Aim: Can you set down, exactly as they appear below, the lines from the opening of the material through the one bearing "-45, -20, -12, -10.5, -12, -20, -45, -20, -13, -10.6]", minus the pictures?

Material provided:
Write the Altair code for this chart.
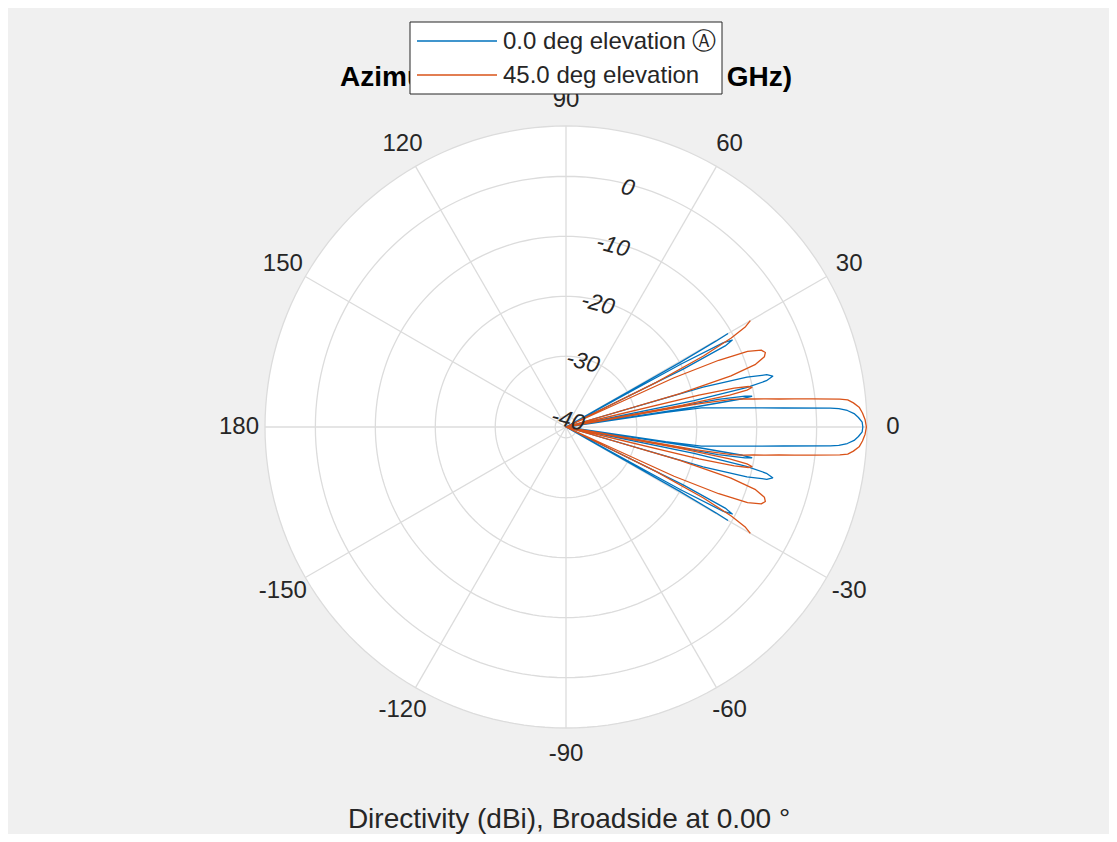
import altair as alt
import pandas as pd
import math

# ---------------- data ----------------
series_names = ["0.0 deg elevation \u24b6", "45.0 deg elevation"]
series_colors = ["#0072BD", "#D95319"]

# azimuth (deg) and directivity (dBi) along each curve; -45 = below the plot floor
blue_az = [-30, -29.8, -29.5, -29.1, -28.7, -28.2, -27.6, -27, -26.3, -25.6,
           -16.8, -16.2, -15.4, -14.6, -13.8, -13, -12.3, -11.6, -11.0,
           -10.8, -10.3, -9.8, -9.4, -9.1, -8.8, -8.6,
           -8.4, -8, -7, -6, -5, -4.1, -3.86, -3.36, -2.67, -1.86, -0.95,
           0, 0.95, 1.86, 2.67, 3.36, 3.86, 4.1, 5, 6, 7, 8, 8.4,
           8.6, 8.8, 9.1, 9.4, 9.8, 10.3, 10.8,
           11.0, 11.6, 12.3, 13, 13.8, 14.6, 15.4, 16.2, 16.8,
           25.6, 26.3, 27, 27.6, 28.2, 28.7, 29.1, 29.5, 29.8, 30]
blue_db = [-10.6, -13, -20, -45, -20, -12, -10.5, -12, -20, -45,
           -45, -18, -10.5, -7.2, -6.3, -7.5, -11, -20, -45,
           -45, -16, -11.5, -10.4, -12, -20, -45,
           -25, -19.0, -15.7, -11.4, -5.4, 2.4, 3.8, 5.2, 6.3, 7.0, 7.6,
           7.7, 7.6, 7.0, 6.3, 5.2, 3.8, 2.4, -5.4, -11.4, -15.7, -19.0, -25,
           -45, -20, -12, -10.4, -11.5, -16, -45,
           -45, -20, -11, -7.5, -6.3, -7.2, -10.5, -18, -45,
           -45, -20, -12, -10.5, -12, -20, -45, -20, -13, -10.6]

red_az = [-30, -29.2, -28.3, -27.3, -26.3, -25.3, -24.5, -23.6, -22.6, -21.5,
          -20.5, -19.5, -18.3, -17.2, -16.3, -13.9, -13.5, -13, -12.5, -12,
          -11.5, -11, -10.6, -10.3, -10, -9.5, -9, -8.5, -8, -7.5, -7, -6.5, -5.8,
          -5.5, -4.8, -3.87, -2.7, -1.38, 0, 1.38, 2.7, 3.87, 4.8, 5.5, 5.8,
          6.5, 7, 7.5, 8, 8.5, 9, 9.5,
          10, 10.3, 10.6, 11, 11.5, 12, 12.5, 13, 13.5, 13.9,
          16.3, 17.2, 18.3, 19.5, 20.5, 21.5, 22.6, 23.6, 24.5,
          25.3, 26.3, 27.3, 28.3, 29.2, 30]
red_db = [-6.3, -7.5, -10.5, -16, -25, -45, -22, -14, -9, -6.8,
          -6.3, -6.7, -8.5, -13, -22, -45, -19, -13, -10.6, -10.1,
          -11, -14, -22, -45, -20, -13.8, -11.9, -10.2, -8.2, -6.0, -3.4, -0.5, 4.1,
          5.4, 6.3, 7.2, 7.7, 8.1, 8.3, 8.1, 7.7, 7.2, 6.3, 5.4, 4.1,
          -0.5, -3.4, -6.0, -8.2, -10.2, -11.9, -13.8,
          -20, -45, -22, -14, -11, -10.1, -10.6, -13, -19, -45,
          -22, -13, -8.5, -6.7, -6.3, -6.8, -9, -14, -22,
          -45, -25, -16, -10.5, -7.5, -6.3]

ring_values = [-40, -30, -20, -10, 0]
ring_labels = ["-40", "-30", "-20", "-10", "0"]
angle_values = [0, 30, 60, 90, 120, 150, 180, -150, -120, -90, -60, -30]
angle_labels = ["0", "30", "60", "90", "120", "150", "180", "-150", "-120", "-90", "-60", "-30"]
spoke_angles = [0, 30, 60, 90, 120, 150, 180, 210, 240, 270, 300, 330]

title_text = "Azimuth Cut (frequency = 10 GHz)"
caption_text = "Directivity (dBi), Broadside at 0.00 \u00b0"

R_MIN = -41.8
R_MAX = 8.4
SPAN = R_MAX - R_MIN
D = 602  # plot diameter px
PX = D / 2 / SPAN
LABEL_R = 327 / PX
RING_LABEL_ANGLE = 75.5

TEXT = "#262626"
GRID = "#dcdcdc"

# ---------------- tables ----------------
rows = []
for name, azs, dbs in [(series_names[0], blue_az, blue_db), (series_names[1], red_az, red_db)]:
    for i, (a, d) in enumerate(zip(azs, dbs)):
        rows.append({"series": name, "az": a, "db": d, "i": i})
trace_df = pd.DataFrame(rows)

ring_rows = []
for rv in ring_values + [R_MAX]:
    for k, t in enumerate(range(0, 361, 2)):
        ring_rows.append({"ring": rv, "t": t, "k": k})
ring_df = pd.DataFrame(ring_rows)

spoke_df = pd.DataFrame({"a": spoke_angles})
alab_df = pd.DataFrame({"a": angle_values, "label": angle_labels})
rlab_df = pd.DataFrame({"v": ring_values, "label": ring_labels})
center_df = pd.DataFrame({"cx": [0.0], "cy": [0.0]})

xs = alt.Scale(domain=[-SPAN, SPAN])
ys = alt.Scale(domain=[-SPAN, SPAN])
X = lambda f: alt.X(f, type="quantitative", scale=xs, axis=None)
Y = lambda f: alt.Y(f, type="quantitative", scale=ys, axis=None)

disc = alt.Chart(center_df).mark_point(
    shape="circle", filled=True, fill="white", opacity=1, strokeWidth=0, size=D * D
).encode(x=X("cx"), y=Y("cy"))

rings = alt.Chart(ring_df).transform_calculate(
    rr=f"max(0, datum.ring - ({R_MIN}))",
).transform_calculate(
    x="datum.rr*cos(datum.t*PI/180)",
    y="datum.rr*sin(datum.t*PI/180)",
).mark_line(color=GRID, strokeWidth=1.3).encode(
    x=X("x"), y=Y("y"), detail="ring:N", order="k:Q"
)

spokes = alt.Chart(spoke_df).transform_calculate(
    x0="0", y0="0",
    x1=f"{SPAN}*cos(datum.a*PI/180)",
    y1=f"{SPAN}*sin(datum.a*PI/180)",
).mark_rule(color=GRID, strokeWidth=1.3).encode(
    x=X("x0"), y=Y("y0"), x2="x1:Q", y2="y1:Q"
)

traces = alt.Chart(trace_df).transform_calculate(
    rr=f"max(0, datum.db - ({R_MIN}))",
).transform_calculate(
    x="datum.rr*cos(datum.az*PI/180)",
    y="datum.rr*sin(datum.az*PI/180)",
).mark_line(strokeWidth=1.3, clip=False, strokeJoin="round").encode(
    x=X("x"), y=Y("y"),
    color=alt.Color("series:N", scale=alt.Scale(domain=series_names, range=series_colors), legend=None),
    order="i:Q",
)

alabels = alt.Chart(alab_df).transform_calculate(
    x=f"{LABEL_R}*cos(datum.a*PI/180)",
    y=f"{LABEL_R}*sin(datum.a*PI/180)",
).mark_text(font="Liberation Sans", fontSize=24, color=TEXT, align="center", baseline="middle").encode(
    x=X("x"), y=Y("y"), text="label:N"
)

rlabels = alt.Chart(rlab_df).transform_calculate(
    rr=f"datum.v - ({R_MIN}) - 0.6",
).transform_calculate(
    x=f"datum.rr*cos({RING_LABEL_ANGLE}*PI/180)",
    y=f"datum.rr*sin({RING_LABEL_ANGLE}*PI/180)",
).mark_text(font="Liberation Sans", fontSize=23, fontStyle="italic", color=TEXT,
            align="center", baseline="middle", angle=15).encode(
    x=X("x"), y=Y("y"), text="label:N"
)

one = pd.DataFrame({"z": [0]})
title = alt.Chart(one).mark_text(text=title_text, font="Liberation Sans", fontSize=28, fontWeight="bold",
                                 color="black", align="center", baseline="alphabetic").encode(
    x=alt.value(301), y=alt.value(-40))
caption = alt.Chart(one).mark_text(text=caption_text, font="Liberation Sans", fontSize=28,
                                   color=TEXT, align="center", baseline="alphabetic").encode(
    x=alt.value(304), y=alt.value(702))

leg_box = alt.Chart(one).mark_rect(fill="white", stroke=TEXT, strokeWidth=1).encode(
    x=alt.value(145), x2=alt.value(457), y=alt.value(-104), y2=alt.value(-32))
leg_df = pd.DataFrame({"series": series_names, "row": [0, 1]})
leg_lines = alt.Chart(leg_df).transform_calculate(
    yy="-85 + datum.row*34"
).mark_rule(strokeWidth=1.5).encode(
    x=alt.value(152), x2=alt.value(232), y=alt.Y("yy:Q", scale=None),
    color=alt.Color("series:N", scale=alt.Scale(domain=series_names, range=series_colors), legend=None),
)
leg_text = alt.Chart(leg_df).transform_calculate(
    yy="-84 + datum.row*34"
).mark_text(font="Liberation Sans", fontSize=24, color=TEXT, align="left", baseline="middle").encode(
    x=alt.value(238), y=alt.Y("yy:Q", scale=None), text="series:N"
)

chart = alt.layer(
    disc, rings, spokes, traces, alabels, rlabels, title, caption, leg_box, leg_lines, leg_text
).properties(
    width=D, height=D,
    background="#f0f0f0",
    padding={"left": 257, "top": 118, "right": 242, "bottom": 106},
    autosize=alt.AutoSizeParams(type="none"),
).resolve_scale(color="shared").configure_view(strokeWidth=0)

chart.save("out.html", embed_options={"renderer": "svg", "actions": False})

Written response:
Write the Altair code for this chart.
import altair as alt
import pandas as pd
import math

# ---------------- data ----------------
series_names = ["0.0 deg elevation \u24b6", "45.0 deg elevation"]
series_colors = ["#0072BD", "#D95319"]

# azimuth (deg) and directivity (dBi) along each curve; -45 = below the plot floor
blue_az = [-30, -29.8, -29.5, -29.1, -28.7, -28.2, -27.6, -27, -26.3, -25.6,
           -16.8, -16.2, -15.4, -14.6, -13.8, -13, -12.3, -11.6, -11.0,
           -10.8, -10.3, -9.8, -9.4, -9.1, -8.8, -8.6,
           -8.4, -8, -7, -6, -5, -4.1, -3.86, -3.36, -2.67, -1.86, -0.95,
           0, 0.95, 1.86, 2.67, 3.36, 3.86, 4.1, 5, 6, 7, 8, 8.4,
           8.6, 8.8, 9.1, 9.4, 9.8, 10.3, 10.8,
           11.0, 11.6, 12.3, 13, 13.8, 14.6, 15.4, 16.2, 16.8,
           25.6, 26.3, 27, 27.6, 28.2, 28.7, 29.1, 29.5, 29.8, 30]
blue_db = [-10.6, -13, -20, -45, -20, -12, -10.5, -12, -20, -45,
           -45, -18, -10.5, -7.2, -6.3, -7.5, -11, -20, -45,
           -45, -16, -11.5, -10.4, -12, -20, -45,
           -25, -19.0, -15.7, -11.4, -5.4, 2.4, 3.8, 5.2, 6.3, 7.0, 7.6,
           7.7, 7.6, 7.0, 6.3, 5.2, 3.8, 2.4, -5.4, -11.4, -15.7, -19.0, -25,
           -45, -20, -12, -10.4, -11.5, -16, -45,
           -45, -20, -11, -7.5, -6.3, -7.2, -10.5, -18, -45,
           -45, -20, -12, -10.5, -12, -20, -45, -20, -13, -10.6]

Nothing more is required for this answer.